Wednesday, May 2, 2012

A Place to Begin



“My strength returns to me with my cup of coffee and the reading of the psalms.”
        ~Dorothy Day

Last week, I took a break from the discussion - counting on Jenna and Mr. Pond to forgive me. Though I was in town all day, with somewhat regular internet access, I ended up not having the time, focus, or quiet necessary to write. This week I wrote up the discussion post under the patter of late April rain, on Thursday while my family slept. This late-night, thoughtful drafting of posts is a habit I hope to continue, especially if the discussion take the slight - but not too concrete turn I hope to inspire in later posts.  Jenna reminded me last week that our discussion is reaching it’s anniversary. I honestly never expected it to go on so long.
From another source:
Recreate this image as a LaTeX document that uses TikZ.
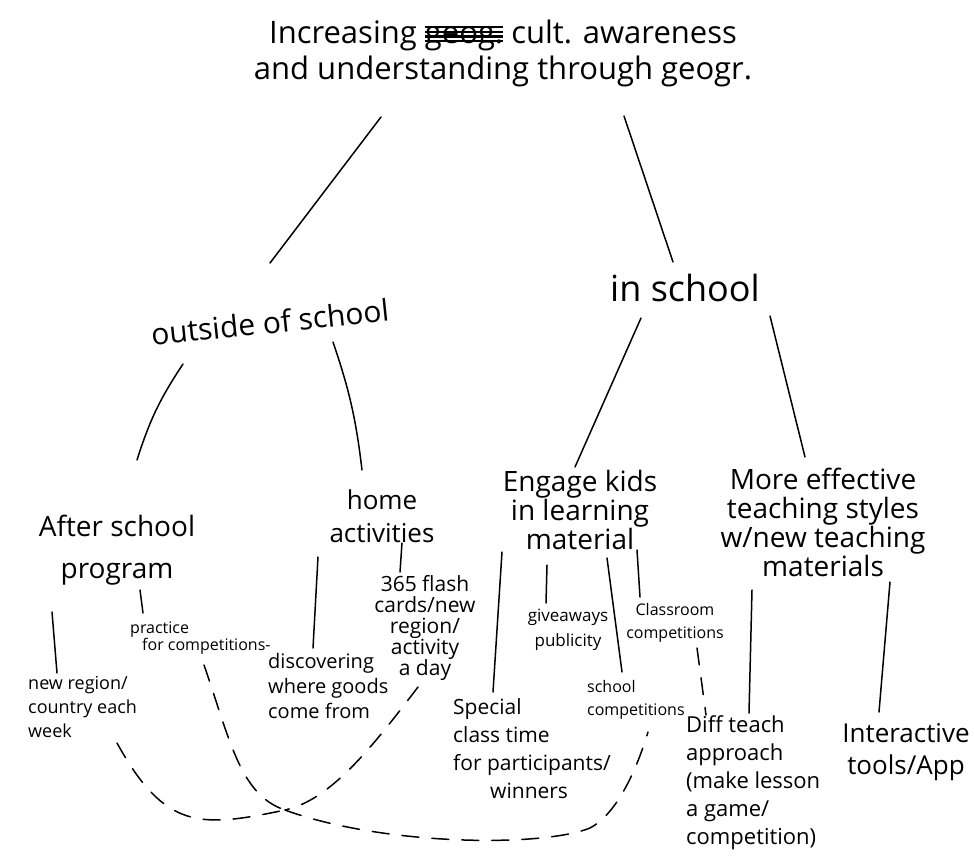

We’ve covered a lot of ground in that year, and I’m looking forward to reading over our oldest posts, to remind myself exactly how much ground. I don’t want to become repetitive. This week I want to focus a bit on beginnings, on where the stories start.



“I feel as if this tree knows everything I ever think of when I sit here. When I come back to it I never have to remind it of anything; I begin just where I left off.”
          ~Willa Cather

The writing desk I share with my husband is a good place for ideas to grow. On it are attractive things to encourage the mind, usually not too many, though it can become a place for seed packets, bills, and liquor bottles to collect. It looks out over what will be the goat pasture and into the woods. The desk nurtures ideas, but I don’t go there for inspiration, the trees themselves inspire, and sometimes all it takes is a walk among the birches, watching them sway, hearing the small sounds of the woods and letting them grow. Stories come best for me out of doors, or driving, with no way to record them. I think it’s because in the woods I am almost alone with my own mind, almost. In the woods I’m in near silence but with feeling, the energy of life all around. Like driving alone in the car, out on the road with hundreds of others, also alone.


I think the stories start in places like these because they like to be welcomed, but hate to be called. They aren’t muses exactly, but they are something; mindless hauntings that hang around in the back of my mind, waiting for a moment when I can really see them again. Beginnings can be awkward times, I'd rather start in the middle, with the opening done, but with the potential for change. I begin writing in spurts, with no commitment. It's only after a careless while I can move to relationship, to begin to love my words.